Closed ian-r-rose closed 3 years ago

ian-r-rose commented 3 years ago

Fixes #185. Checking the root of the dask dashboard triggers a lot of bokeh document creation, which leaks memory. As a workaround, only sniff the known JSON endpoint.

This should be fairly safe, but I'd like to try this on a pangeo JupyterHub to ensure it doesn't break things.

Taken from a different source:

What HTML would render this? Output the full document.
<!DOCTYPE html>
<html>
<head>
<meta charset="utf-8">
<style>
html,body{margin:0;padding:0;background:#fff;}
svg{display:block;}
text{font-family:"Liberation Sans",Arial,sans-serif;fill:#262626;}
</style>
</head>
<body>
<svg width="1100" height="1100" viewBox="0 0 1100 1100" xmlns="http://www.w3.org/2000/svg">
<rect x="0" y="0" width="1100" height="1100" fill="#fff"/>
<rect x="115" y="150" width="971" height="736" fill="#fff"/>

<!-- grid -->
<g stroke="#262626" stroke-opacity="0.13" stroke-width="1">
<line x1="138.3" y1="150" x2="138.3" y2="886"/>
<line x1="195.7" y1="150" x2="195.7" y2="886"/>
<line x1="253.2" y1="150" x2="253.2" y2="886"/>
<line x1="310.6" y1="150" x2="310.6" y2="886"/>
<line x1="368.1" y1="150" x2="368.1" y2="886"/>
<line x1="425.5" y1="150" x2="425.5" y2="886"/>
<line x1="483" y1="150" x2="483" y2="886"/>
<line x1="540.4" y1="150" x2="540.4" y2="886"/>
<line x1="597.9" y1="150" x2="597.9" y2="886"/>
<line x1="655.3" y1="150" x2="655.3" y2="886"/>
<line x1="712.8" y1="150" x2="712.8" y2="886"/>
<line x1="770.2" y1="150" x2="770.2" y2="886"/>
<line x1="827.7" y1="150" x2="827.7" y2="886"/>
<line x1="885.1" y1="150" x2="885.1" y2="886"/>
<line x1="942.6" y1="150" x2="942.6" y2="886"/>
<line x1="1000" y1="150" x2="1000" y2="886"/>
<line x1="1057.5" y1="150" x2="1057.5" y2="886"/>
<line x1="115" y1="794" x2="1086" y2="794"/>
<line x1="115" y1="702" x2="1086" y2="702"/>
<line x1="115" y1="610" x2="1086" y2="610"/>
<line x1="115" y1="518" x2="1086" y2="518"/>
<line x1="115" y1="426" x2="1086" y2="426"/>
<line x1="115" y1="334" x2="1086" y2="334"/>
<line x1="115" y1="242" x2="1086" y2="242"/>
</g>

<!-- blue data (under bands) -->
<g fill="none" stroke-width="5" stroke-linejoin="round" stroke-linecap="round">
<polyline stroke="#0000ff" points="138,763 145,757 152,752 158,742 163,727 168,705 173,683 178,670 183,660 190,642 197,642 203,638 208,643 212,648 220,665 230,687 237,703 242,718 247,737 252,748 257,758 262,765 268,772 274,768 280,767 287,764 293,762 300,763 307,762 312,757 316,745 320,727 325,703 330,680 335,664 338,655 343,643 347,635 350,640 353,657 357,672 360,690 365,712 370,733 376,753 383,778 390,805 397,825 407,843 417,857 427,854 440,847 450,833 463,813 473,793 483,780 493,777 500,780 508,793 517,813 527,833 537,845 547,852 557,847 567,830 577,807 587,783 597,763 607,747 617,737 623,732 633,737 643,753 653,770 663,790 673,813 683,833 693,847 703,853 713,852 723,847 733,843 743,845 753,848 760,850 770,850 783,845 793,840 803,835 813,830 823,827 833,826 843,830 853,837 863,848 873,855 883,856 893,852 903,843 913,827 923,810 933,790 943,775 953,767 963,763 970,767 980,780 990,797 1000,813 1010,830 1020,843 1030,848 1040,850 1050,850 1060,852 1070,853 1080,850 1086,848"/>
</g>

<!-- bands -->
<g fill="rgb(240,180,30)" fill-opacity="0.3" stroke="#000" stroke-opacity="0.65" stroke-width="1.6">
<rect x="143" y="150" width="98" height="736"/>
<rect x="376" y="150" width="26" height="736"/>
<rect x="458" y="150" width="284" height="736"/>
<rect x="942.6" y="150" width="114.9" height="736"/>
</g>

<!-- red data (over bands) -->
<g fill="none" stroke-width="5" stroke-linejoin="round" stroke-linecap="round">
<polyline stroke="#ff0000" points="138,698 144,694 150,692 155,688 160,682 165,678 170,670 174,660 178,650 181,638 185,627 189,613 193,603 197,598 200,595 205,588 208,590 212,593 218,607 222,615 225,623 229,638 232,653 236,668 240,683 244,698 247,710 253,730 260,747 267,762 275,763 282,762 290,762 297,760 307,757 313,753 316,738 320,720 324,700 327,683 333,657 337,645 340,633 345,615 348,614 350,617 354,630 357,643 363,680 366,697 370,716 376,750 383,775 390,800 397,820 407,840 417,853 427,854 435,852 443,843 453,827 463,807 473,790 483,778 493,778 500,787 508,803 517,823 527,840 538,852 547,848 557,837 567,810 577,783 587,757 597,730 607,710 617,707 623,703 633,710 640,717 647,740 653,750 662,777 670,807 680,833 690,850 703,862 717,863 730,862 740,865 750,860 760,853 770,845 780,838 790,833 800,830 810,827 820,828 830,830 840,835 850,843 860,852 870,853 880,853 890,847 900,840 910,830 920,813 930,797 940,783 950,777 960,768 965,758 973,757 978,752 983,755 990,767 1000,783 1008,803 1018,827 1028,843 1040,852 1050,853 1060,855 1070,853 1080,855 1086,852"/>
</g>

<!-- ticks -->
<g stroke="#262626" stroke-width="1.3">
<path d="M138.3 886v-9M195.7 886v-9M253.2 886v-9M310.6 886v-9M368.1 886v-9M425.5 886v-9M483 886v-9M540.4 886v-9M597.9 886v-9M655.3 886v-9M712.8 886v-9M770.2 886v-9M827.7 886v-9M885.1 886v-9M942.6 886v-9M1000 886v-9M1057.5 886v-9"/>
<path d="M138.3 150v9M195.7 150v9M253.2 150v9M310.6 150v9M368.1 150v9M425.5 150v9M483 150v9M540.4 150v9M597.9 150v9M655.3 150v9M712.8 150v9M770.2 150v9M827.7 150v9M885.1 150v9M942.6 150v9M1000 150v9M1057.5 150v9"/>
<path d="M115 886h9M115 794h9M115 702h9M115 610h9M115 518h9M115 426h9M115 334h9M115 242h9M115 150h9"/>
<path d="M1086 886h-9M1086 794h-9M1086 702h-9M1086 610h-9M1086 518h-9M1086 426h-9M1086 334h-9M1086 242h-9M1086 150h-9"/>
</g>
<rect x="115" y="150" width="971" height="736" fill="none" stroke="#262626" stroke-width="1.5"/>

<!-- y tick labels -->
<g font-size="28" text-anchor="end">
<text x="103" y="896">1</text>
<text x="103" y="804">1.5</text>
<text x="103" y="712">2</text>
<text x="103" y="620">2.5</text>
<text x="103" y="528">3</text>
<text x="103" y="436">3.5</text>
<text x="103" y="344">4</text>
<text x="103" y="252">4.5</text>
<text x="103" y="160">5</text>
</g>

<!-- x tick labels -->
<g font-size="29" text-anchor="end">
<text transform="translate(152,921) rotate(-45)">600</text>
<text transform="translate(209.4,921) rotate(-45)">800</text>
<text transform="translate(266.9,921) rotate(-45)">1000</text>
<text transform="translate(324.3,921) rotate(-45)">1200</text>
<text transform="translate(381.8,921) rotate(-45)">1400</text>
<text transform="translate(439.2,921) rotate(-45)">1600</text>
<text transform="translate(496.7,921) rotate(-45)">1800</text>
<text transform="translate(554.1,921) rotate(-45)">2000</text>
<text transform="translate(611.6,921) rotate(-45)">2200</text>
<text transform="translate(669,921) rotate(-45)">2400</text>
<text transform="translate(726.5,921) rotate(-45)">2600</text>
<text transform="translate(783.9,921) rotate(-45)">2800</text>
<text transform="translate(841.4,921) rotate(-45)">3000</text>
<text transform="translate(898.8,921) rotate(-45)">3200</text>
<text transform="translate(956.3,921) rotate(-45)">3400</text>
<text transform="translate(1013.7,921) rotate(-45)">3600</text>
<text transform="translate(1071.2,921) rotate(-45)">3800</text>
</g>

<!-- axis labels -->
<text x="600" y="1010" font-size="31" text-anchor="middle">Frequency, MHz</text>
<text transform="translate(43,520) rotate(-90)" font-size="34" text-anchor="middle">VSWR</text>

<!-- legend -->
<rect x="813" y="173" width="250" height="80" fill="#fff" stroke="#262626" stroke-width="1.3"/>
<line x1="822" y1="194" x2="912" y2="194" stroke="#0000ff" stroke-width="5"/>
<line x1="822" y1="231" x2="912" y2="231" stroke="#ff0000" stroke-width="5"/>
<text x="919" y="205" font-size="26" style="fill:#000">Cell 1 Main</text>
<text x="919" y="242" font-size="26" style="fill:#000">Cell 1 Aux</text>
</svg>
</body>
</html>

Also fixes #180 while I'm at it

jrbourbeau commented 3 years ago

cc'ing @bryevdv for awareness about the bokeh document creation leaking memory

bryevdv commented 3 years ago

@jrbourbeau Bokeh checks carefully that the module that is created for each session/document only has the expected number of referrers whenever a Document is destroyed. But it's definitely possible for user app code to hold references to things inside the module that outlive sessions/documents, e.g. by creating threads in the app code that do not get cleaned up. So I guess I'd suggest starting with looking there. I am not ruling out an issue on the Bokeh side of things, but as always, we need an issue with a minimal reproducer to investigate.

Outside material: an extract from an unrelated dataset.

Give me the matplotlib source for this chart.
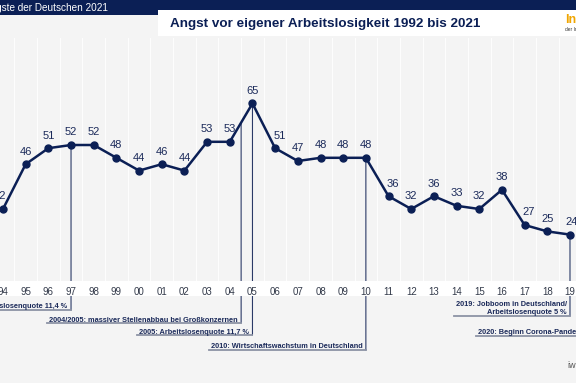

As an aside, I had proposed adding an explicit supported pre-flight check option in https://github.com/bokeh/bokeh/issues/8884 but it was closed for seeming lack of interest. If it seems useful after all, please feel free to comment there.

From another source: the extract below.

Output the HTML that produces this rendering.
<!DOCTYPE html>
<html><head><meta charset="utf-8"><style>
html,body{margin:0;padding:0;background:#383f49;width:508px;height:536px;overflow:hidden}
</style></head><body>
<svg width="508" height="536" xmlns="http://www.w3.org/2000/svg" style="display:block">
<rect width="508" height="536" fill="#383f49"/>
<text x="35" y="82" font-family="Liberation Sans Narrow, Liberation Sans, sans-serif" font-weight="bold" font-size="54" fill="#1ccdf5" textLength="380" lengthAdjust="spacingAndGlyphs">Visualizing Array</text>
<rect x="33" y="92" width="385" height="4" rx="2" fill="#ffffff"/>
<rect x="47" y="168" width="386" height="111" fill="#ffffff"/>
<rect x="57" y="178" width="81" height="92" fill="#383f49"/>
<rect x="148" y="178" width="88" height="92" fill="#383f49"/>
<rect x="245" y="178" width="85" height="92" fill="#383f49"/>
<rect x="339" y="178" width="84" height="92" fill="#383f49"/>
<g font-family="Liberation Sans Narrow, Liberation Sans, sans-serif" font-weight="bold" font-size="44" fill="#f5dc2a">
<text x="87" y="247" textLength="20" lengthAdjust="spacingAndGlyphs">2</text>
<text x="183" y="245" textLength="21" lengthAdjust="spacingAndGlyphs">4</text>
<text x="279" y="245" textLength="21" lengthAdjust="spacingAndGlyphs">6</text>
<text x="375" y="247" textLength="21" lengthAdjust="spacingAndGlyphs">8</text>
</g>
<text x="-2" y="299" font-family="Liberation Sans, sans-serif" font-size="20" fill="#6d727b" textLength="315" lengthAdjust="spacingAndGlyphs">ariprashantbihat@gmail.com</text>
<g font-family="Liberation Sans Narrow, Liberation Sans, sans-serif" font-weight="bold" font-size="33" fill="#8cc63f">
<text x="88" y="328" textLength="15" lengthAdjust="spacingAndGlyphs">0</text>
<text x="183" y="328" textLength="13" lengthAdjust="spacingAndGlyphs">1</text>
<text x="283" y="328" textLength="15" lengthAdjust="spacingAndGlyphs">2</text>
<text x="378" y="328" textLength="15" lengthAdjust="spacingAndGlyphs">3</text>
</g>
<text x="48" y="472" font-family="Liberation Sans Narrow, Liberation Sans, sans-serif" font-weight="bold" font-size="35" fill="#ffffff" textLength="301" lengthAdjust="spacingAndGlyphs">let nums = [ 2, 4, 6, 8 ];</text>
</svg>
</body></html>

ian-r-rose commented 3 years ago

Thanks for the references @bryevdv. I was able to reproduce this issue more minimally by polling the dask scheduler dashboard, but not by polling one of the bokeh server examples, so it seems more likely that the proliferation of references is in distributed. I would probably be interested in something like the pre-flight check (or even just HEAD or OPTIONS to see if somebody is listening on the other end), for what it's worth. Or if you have other suggestions for best-practices around talking to a bokeh server I'm happy to hear them.

I'm going to merge and publish this since it can result in a pretty nasty user experience, and suggest we continue the discussion in the linked dask/distributed#4827 (where it will hopefully be less pressing).